* begin SUPPLIED DATA *
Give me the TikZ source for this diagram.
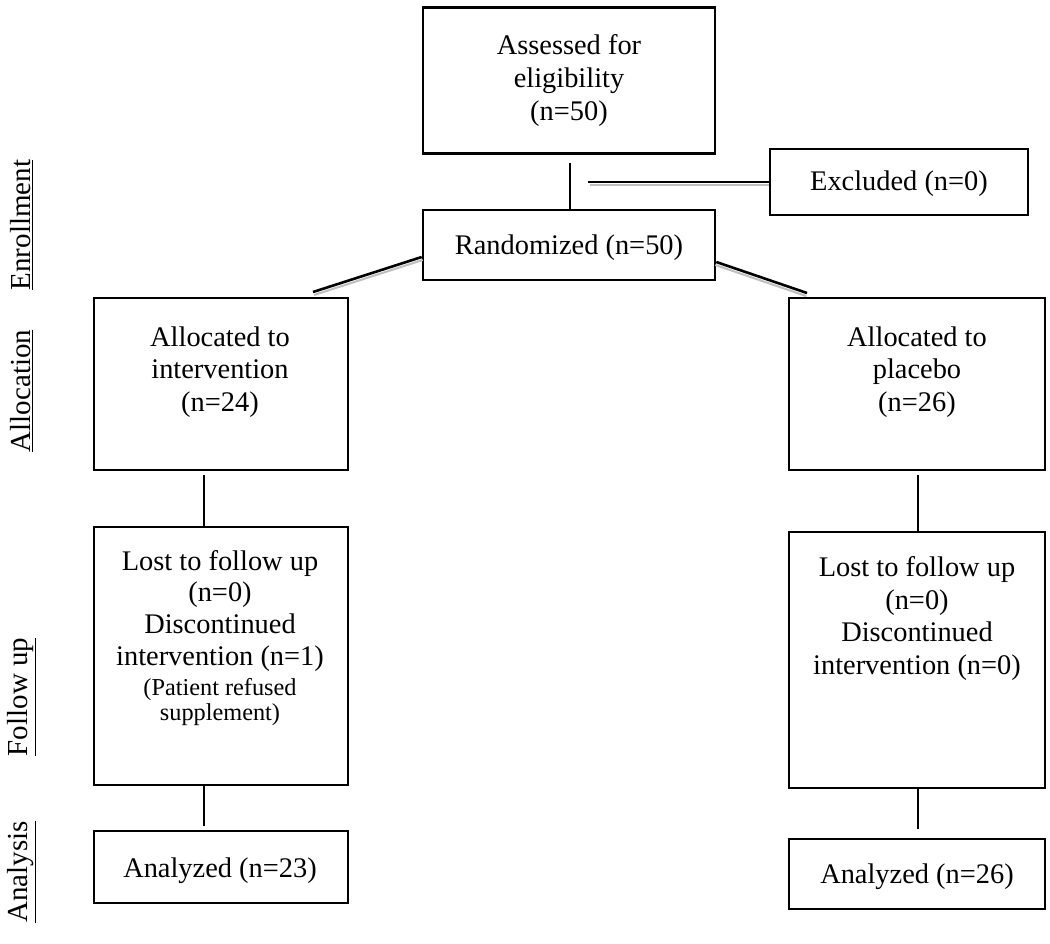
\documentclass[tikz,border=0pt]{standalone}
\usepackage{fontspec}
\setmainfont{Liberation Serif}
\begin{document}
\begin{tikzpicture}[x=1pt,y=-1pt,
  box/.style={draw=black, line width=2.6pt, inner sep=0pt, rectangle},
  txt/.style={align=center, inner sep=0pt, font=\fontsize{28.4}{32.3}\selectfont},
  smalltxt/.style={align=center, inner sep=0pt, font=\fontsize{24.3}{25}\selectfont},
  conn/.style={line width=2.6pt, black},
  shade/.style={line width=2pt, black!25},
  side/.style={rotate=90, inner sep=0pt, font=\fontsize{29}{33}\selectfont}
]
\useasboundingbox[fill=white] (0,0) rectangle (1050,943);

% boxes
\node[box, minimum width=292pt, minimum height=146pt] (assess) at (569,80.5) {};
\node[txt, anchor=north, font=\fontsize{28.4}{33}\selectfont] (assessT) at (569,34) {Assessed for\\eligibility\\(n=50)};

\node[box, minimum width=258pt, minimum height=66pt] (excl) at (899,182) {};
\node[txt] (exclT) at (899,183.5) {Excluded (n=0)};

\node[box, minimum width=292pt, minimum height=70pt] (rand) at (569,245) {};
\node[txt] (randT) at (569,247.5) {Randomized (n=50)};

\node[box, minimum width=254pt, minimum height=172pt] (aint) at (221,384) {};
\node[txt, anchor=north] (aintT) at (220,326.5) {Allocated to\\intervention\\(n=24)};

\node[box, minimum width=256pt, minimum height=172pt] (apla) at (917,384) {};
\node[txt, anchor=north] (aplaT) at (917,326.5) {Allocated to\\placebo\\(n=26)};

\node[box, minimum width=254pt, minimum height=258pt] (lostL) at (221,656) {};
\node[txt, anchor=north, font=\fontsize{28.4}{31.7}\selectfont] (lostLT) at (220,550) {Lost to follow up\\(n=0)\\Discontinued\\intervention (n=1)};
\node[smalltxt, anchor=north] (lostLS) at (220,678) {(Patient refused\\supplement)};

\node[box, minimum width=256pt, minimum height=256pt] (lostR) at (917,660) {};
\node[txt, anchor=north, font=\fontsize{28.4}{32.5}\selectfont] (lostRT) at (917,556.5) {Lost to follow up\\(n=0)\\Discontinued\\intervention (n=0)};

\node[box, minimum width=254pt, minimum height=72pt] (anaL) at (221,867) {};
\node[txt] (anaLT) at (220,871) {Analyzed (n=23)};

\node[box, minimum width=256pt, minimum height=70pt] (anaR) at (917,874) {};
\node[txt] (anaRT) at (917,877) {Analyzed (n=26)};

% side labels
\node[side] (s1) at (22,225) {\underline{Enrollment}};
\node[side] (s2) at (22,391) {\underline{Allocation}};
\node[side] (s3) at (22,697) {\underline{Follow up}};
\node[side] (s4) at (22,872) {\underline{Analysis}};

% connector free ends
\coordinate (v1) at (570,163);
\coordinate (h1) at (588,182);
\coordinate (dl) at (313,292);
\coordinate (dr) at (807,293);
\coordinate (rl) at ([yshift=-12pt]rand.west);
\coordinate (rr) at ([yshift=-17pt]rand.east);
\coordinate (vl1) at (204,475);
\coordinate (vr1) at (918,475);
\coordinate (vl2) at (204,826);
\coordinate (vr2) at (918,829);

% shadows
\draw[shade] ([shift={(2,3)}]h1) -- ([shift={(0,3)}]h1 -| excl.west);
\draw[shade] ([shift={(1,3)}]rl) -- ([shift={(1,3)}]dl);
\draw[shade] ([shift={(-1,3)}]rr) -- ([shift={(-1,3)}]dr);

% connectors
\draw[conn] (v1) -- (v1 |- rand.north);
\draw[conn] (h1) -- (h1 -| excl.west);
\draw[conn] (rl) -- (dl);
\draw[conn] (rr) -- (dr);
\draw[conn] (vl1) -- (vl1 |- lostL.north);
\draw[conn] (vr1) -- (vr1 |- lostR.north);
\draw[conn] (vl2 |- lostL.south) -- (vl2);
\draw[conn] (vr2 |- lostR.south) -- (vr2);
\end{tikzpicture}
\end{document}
* end SUPPLIED DATA *
Leave out the pictures and transcribe everything else exactly.

Give me the TikZ source for this diagram.
\documentclass[tikz,border=0pt]{standalone}
\usepackage{fontspec}
\setmainfont{Liberation Serif}
\begin{document}
\begin{tikzpicture}[x=1pt,y=-1pt,
  box/.style={draw=black, line width=2.6pt, inner sep=0pt, rectangle},
  txt/.style={align=center, inner sep=0pt, font=\fontsize{28.4}{32.3}\selectfont},
  smalltxt/.style={align=center, inner sep=0pt, font=\fontsize{24.3}{25}\selectfont},
  conn/.style={line width=2.6pt, black},
  shade/.style={line width=2pt, black!25},
  side/.style={rotate=90, inner sep=0pt, font=\fontsize{29}{33}\selectfont}
]
\useasboundingbox[fill=white] (0,0) rectangle (1050,943);

% boxes
\node[box, minimum width=292pt, minimum height=146pt] (assess) at (569,80.5) {};
\node[txt, anchor=north, font=\fontsize{28.4}{33}\selectfont] (assessT) at (569,34) {Assessed for\\eligibility\\(n=50)};

\node[box, minimum width=258pt, minimum height=66pt] (excl) at (899,182) {};
\node[txt] (exclT) at (899,183.5) {Excluded (n=0)};

\node[box, minimum width=292pt, minimum height=70pt] (rand) at (569,245) {};
\node[txt] (randT) at (569,247.5) {Randomized (n=50)};

\node[box, minimum width=254pt, minimum height=172pt] (aint) at (221,384) {};
\node[txt, anchor=north] (aintT) at (220,326.5) {Allocated to\\intervention\\(n=24)};

\node[box, minimum width=256pt, minimum height=172pt] (apla) at (917,384) {};
\node[txt, anchor=north] (aplaT) at (917,326.5) {Allocated to\\placebo\\(n=26)};

\node[box, minimum width=254pt, minimum height=258pt] (lostL) at (221,656) {};
\node[txt, anchor=north, font=\fontsize{28.4}{31.7}\selectfont] (lostLT) at (220,550) {Lost to follow up\\(n=0)\\Discontinued\\intervention (n=1)};
\node[smalltxt, anchor=north] (lostLS) at (220,678) {(Patient refused\\supplement)};

\node[box, minimum width=256pt, minimum height=256pt] (lostR) at (917,660) {};
\node[txt, anchor=north, font=\fontsize{28.4}{32.5}\selectfont] (lostRT) at (917,556.5) {Lost to follow up\\(n=0)\\Discontinued\\intervention (n=0)};

\node[box, minimum width=254pt, minimum height=72pt] (anaL) at (221,867) {};
\node[txt] (anaLT) at (220,871) {Analyzed (n=23)};

\node[box, minimum width=256pt, minimum height=70pt] (anaR) at (917,874) {};
\node[txt] (anaRT) at (917,877) {Analyzed (n=26)};

% side labels
\node[side] (s1) at (22,225) {\underline{Enrollment}};
\node[side] (s2) at (22,391) {\underline{Allocation}};
\node[side] (s3) at (22,697) {\underline{Follow up}};
\node[side] (s4) at (22,872) {\underline{Analysis}};

% connector free ends
\coordinate (v1) at (570,163);
\coordinate (h1) at (588,182);
\coordinate (dl) at (313,292);
\coordinate (dr) at (807,293);
\coordinate (rl) at ([yshift=-12pt]rand.west);
\coordinate (rr) at ([yshift=-17pt]rand.east);
\coordinate (vl1) at (204,475);
\coordinate (vr1) at (918,475);
\coordinate (vl2) at (204,826);
\coordinate (vr2) at (918,829);

% shadows
\draw[shade] ([shift={(2,3)}]h1) -- ([shift={(0,3)}]h1 -| excl.west);
\draw[shade] ([shift={(1,3)}]rl) -- ([shift={(1,3)}]dl);
\draw[shade] ([shift={(-1,3)}]rr) -- ([shift={(-1,3)}]dr);

% connectors
\draw[conn] (v1) -- (v1 |- rand.north);
\draw[conn] (h1) -- (h1 -| excl.west);
\draw[conn] (rl) -- (dl);
\draw[conn] (rr) -- (dr);
\draw[conn] (vl1) -- (vl1 |- lostL.north);
\draw[conn] (vr1) -- (vr1 |- lostR.north);
\draw[conn] (vl2 |- lostL.south) -- (vl2);
\draw[conn] (vr2 |- lostR.south) -- (vr2);
\end{tikzpicture}
\end{document}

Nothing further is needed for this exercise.